#### WORK TO DO:
Please return nothing but the lines between the line holding "Emit a web page that matches this image, drawn with Apache" and the line holding "const TITLE_COLOR = '#404040';", both ends included, without the pictures.

#### DATA EXTRACT:
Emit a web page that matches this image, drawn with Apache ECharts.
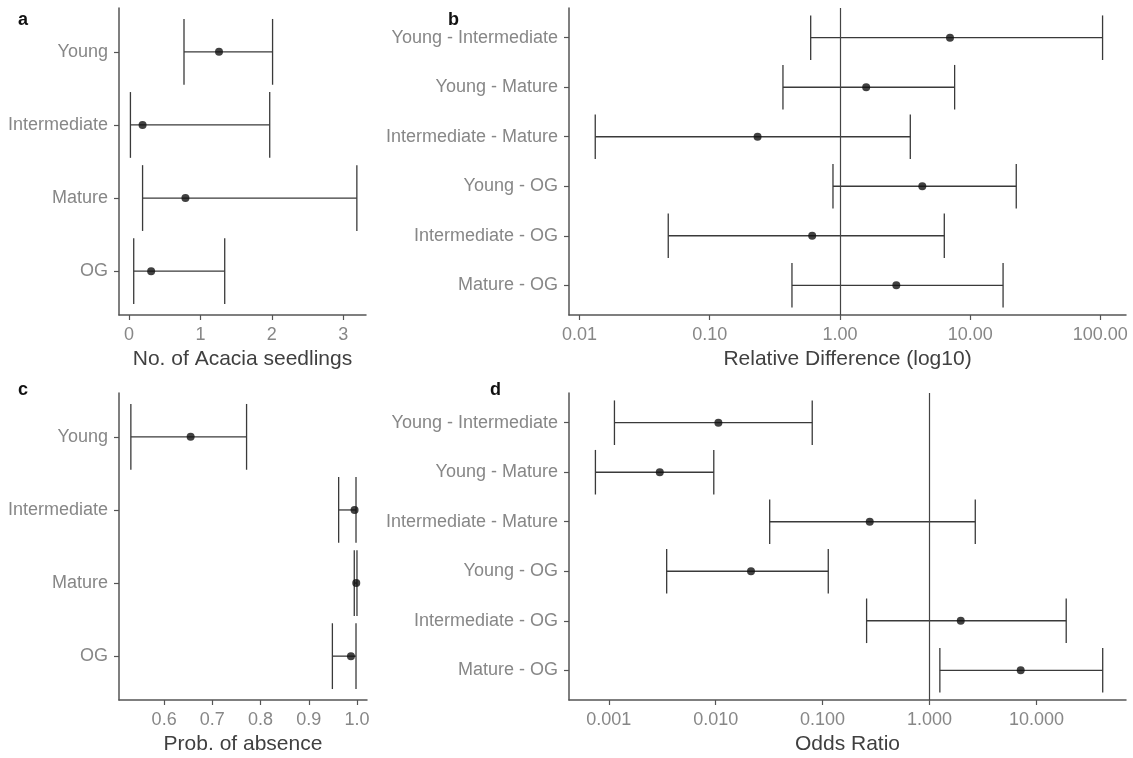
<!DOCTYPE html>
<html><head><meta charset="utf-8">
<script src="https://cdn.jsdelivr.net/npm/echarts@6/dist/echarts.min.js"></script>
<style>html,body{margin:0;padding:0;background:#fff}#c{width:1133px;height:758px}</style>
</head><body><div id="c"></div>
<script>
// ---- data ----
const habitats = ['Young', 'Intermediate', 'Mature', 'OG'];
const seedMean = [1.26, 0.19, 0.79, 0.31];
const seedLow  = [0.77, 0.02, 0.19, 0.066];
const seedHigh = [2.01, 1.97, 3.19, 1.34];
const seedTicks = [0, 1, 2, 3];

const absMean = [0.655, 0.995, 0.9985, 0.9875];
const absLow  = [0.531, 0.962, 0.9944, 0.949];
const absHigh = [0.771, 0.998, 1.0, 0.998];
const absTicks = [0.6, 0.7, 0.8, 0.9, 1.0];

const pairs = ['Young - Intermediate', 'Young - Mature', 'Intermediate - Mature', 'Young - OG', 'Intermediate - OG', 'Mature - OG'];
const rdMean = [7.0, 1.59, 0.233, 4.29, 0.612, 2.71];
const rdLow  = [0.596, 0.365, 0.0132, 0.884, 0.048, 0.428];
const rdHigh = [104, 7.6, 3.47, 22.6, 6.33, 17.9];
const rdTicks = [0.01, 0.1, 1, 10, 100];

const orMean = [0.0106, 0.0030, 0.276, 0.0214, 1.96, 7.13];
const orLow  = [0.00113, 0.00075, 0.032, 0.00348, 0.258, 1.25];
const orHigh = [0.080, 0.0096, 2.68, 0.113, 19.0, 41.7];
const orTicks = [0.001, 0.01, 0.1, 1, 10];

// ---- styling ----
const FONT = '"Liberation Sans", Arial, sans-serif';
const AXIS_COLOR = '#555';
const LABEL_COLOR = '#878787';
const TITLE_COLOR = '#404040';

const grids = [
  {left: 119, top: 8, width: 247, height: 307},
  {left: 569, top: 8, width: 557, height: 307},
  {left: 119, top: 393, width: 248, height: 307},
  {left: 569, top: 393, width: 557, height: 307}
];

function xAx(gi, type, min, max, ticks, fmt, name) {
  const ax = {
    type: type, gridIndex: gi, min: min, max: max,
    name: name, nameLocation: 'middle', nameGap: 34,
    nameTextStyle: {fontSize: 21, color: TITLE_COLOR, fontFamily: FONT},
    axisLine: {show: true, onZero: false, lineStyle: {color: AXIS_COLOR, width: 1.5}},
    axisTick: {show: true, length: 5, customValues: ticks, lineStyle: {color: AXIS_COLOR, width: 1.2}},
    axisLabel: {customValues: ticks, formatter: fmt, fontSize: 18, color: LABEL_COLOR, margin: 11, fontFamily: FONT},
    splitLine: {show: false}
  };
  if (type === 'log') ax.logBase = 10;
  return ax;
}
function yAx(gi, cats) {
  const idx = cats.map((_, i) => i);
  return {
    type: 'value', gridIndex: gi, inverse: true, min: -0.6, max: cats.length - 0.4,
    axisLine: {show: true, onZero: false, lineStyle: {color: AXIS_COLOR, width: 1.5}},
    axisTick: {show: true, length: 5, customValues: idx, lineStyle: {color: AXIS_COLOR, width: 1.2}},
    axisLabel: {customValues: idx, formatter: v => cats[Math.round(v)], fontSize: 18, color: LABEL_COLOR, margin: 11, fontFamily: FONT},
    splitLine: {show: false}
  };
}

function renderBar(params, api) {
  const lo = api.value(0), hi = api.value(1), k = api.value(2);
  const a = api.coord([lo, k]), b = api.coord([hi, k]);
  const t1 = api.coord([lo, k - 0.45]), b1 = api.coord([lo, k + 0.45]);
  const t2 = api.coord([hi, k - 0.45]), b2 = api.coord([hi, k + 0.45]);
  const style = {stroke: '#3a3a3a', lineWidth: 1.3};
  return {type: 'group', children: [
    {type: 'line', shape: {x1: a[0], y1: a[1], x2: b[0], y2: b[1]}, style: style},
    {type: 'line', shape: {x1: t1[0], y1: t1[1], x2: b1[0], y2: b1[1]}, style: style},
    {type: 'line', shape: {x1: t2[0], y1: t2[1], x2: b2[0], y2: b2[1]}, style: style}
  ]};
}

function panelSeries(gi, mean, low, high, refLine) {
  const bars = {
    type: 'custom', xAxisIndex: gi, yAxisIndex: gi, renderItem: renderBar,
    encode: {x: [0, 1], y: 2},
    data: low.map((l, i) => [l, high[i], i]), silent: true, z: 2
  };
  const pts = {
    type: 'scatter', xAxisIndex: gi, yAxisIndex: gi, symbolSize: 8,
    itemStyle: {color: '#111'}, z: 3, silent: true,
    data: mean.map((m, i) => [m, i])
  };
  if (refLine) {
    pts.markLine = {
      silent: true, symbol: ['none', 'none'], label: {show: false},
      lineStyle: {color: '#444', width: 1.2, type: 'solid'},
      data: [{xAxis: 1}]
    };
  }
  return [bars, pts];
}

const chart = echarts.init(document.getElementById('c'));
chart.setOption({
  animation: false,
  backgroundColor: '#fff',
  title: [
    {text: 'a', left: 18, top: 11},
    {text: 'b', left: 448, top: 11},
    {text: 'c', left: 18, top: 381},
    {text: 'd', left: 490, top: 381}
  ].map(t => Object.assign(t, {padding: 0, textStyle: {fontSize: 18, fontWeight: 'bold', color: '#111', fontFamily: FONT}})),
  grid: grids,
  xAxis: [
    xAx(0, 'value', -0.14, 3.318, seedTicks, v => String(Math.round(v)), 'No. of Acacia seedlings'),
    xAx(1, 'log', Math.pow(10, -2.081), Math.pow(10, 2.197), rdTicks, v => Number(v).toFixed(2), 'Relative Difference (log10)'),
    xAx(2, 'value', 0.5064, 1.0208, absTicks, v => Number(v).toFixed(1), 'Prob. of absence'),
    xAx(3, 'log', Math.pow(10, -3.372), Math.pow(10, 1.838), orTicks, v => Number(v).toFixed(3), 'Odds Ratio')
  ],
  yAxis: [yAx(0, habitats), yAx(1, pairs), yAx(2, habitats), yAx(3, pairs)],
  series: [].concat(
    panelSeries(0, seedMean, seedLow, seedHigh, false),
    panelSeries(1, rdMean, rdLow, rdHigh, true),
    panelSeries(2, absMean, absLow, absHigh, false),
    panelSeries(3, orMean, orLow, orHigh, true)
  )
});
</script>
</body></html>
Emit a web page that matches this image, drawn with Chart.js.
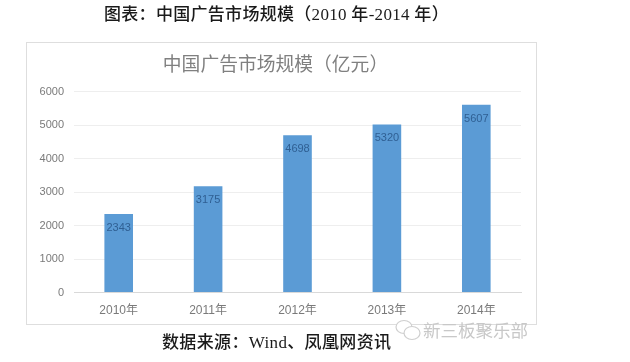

...

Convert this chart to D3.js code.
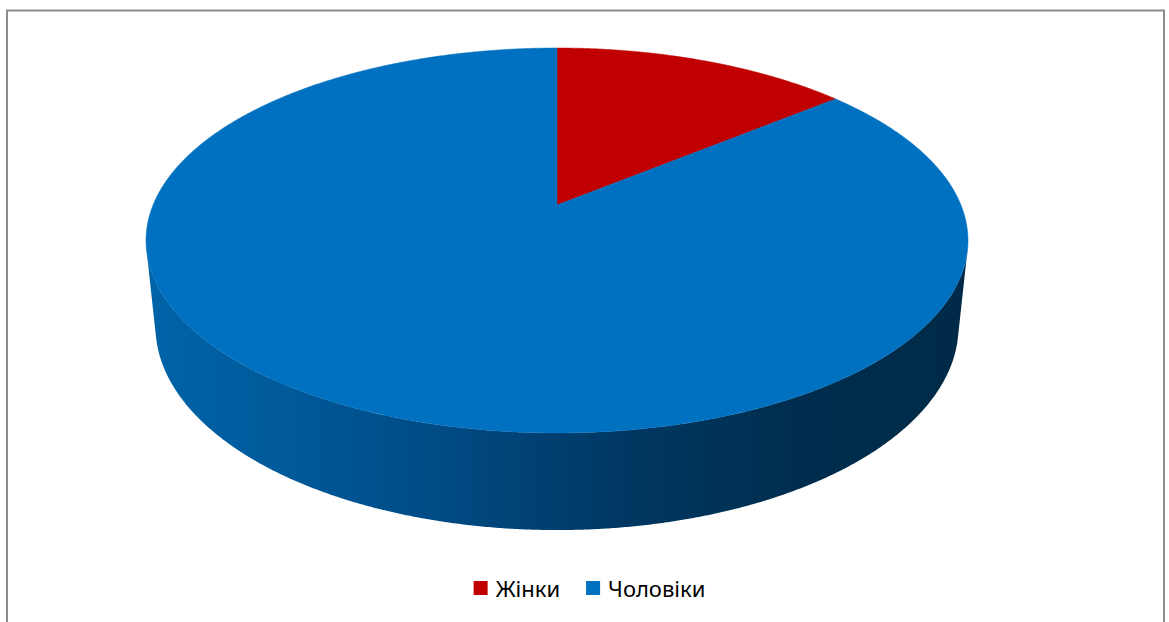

#### ANSWER:
Emit a web page that matches this image, drawn with Apache ECharts.
<!DOCTYPE html>
<html><head><meta charset="utf-8">
<script src="https://cdn.jsdelivr.net/npm/echarts@6/dist/echarts.min.js"></script>
<style>html,body{margin:0;padding:0;background:#fff}#c{width:1133px;height:758px}</style>
</head><body><div id="c"></div>
<script>
// ---- data ----
const habitats = ['Young', 'Intermediate', 'Mature', 'OG'];
const seedMean = [1.26, 0.19, 0.79, 0.31];
const seedLow  = [0.77, 0.02, 0.19, 0.066];
const seedHigh = [2.01, 1.97, 3.19, 1.34];
const seedTicks = [0, 1, 2, 3];

const absMean = [0.655, 0.995, 0.9985, 0.9875];
const absLow  = [0.531, 0.962, 0.9944, 0.949];
const absHigh = [0.771, 0.998, 1.0, 0.998];
const absTicks = [0.6, 0.7, 0.8, 0.9, 1.0];

const pairs = ['Young - Intermediate', 'Young - Mature', 'Intermediate - Mature', 'Young - OG', 'Intermediate - OG', 'Mature - OG'];
const rdMean = [7.0, 1.59, 0.233, 4.29, 0.612, 2.71];
const rdLow  = [0.596, 0.365, 0.0132, 0.884, 0.048, 0.428];
const rdHigh = [104, 7.6, 3.47, 22.6, 6.33, 17.9];
const rdTicks = [0.01, 0.1, 1, 10, 100];

const orMean = [0.0106, 0.0030, 0.276, 0.0214, 1.96, 7.13];
const orLow  = [0.00113, 0.00075, 0.032, 0.00348, 0.258, 1.25];
const orHigh = [0.080, 0.0096, 2.68, 0.113, 19.0, 41.7];
const orTicks = [0.001, 0.01, 0.1, 1, 10];

// ---- styling ----
const FONT = '"Liberation Sans", Arial, sans-serif';
const AXIS_COLOR = '#555';
const LABEL_COLOR = '#878787';
const TITLE_COLOR = '#404040';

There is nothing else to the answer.